Muharram security breach: Blast targets mourners in D I Khan; 10 killed

Bomb was set off by a television remote control device because cellphones were not operational.

DI KHAN:


A roadside bomb targeting a mourning procession killed at least 10 people in a southern district of Khyber-Pakhtunkhwa on Saturday while security forces remain on high alert across the country over fears of large-scale sectarian attacks.


The Tehreek-e-Taliban Pakistan (TTP), the infamous group blamed for most violence in the country, claimed responsibility for the attack, which took place at 9:45am on the outskirts of Dera Ismael Khan city, according to AFP.

The blast was the latest in a series of attacks on Muharram gatherings across the country.

At least 22 mourners were also wounded – some of them critically – by the remote-controlled bomb in the Toi Fazal area of DI Khan. The bomb was set off by a television remote control device because cell phones were not operational.

At least eight people were killed and two dozen wounded in the blast, an official of the Cantt police station said. The Express Tribune correspondent, however, reported that two of the injured expired at Multan’s Nishtar Hospital.

The blast followed a deadly suicide attack – also claimed by the TTP – that killed 24 people at a mourning procession in Rawalpindi on Thursday.

Authorities subsequently ordered heightened security, with cellular services suspended in major cities. But that did not prevent Saturday’s attack.

According to the police official, the bomb was planted in a garbage dump and it was set off as the mourning procession walked past.




“It was a homemade bomb concealed in a pressure cooker and planted in the garbage,” an explosives expert told The Express Tribune, adding that the device weighed 10 kilograms. Ball bearings were also used in the bomb to maximise casualties, he added.

City police chief Khalid Suhail said the dead included four children, aged between 6 and 11 years. “They were young boys,” he said, adding that two of them were brothers.

The explosion was so powerful that it hurled a young boy onto a rooftop from a street, where a man later carried away half of his body.

DIG Police Qazi Jamilur Rehman told reporters that security was stepped up following the blast, adding that 10 Muharram processions would go through their designated routes according to the schedule.

Soon after the blast, the police launched a search operation and detained a suspected person for questioning.

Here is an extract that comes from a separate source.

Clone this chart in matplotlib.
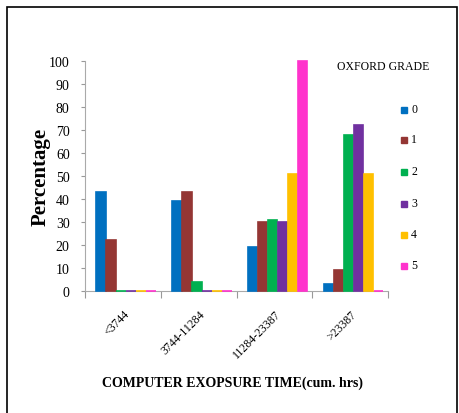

Army contingents were deployed on different procession routes throughout the day while strict security measures were put in place on all entry and exit points of the D I Khan, which has been a sectarian hotbed. The blast whipped up fear among residents of the city who were confined in their homes.

The TTP claimed responsibility for the bombing in a phone call to AFP. “We carried out the attack against the Shia community,” the group’s spokesman Ehsanullah Ehsan said. “The government can make whatever security arrangements it wants but it cannot stop our attacks.”

The Taliban had dispatched more than 20 suicide bombers across the country for attacks on the Shia community, he said.

Senior Minister Bashir Ahmad Bilour swung into action and suspended Tehsil Municipal Officer Umer Khan Kundi and held the district municipal officials responsible for the blast.

He told journalists that the provincial government had provided Rs5 million to the district administration for clearing all procession routes. “If the garbage was cleared on time by the municipal official, the incident could have been averted,” he added.

Published in The Express Tribune, November 25th, 2012.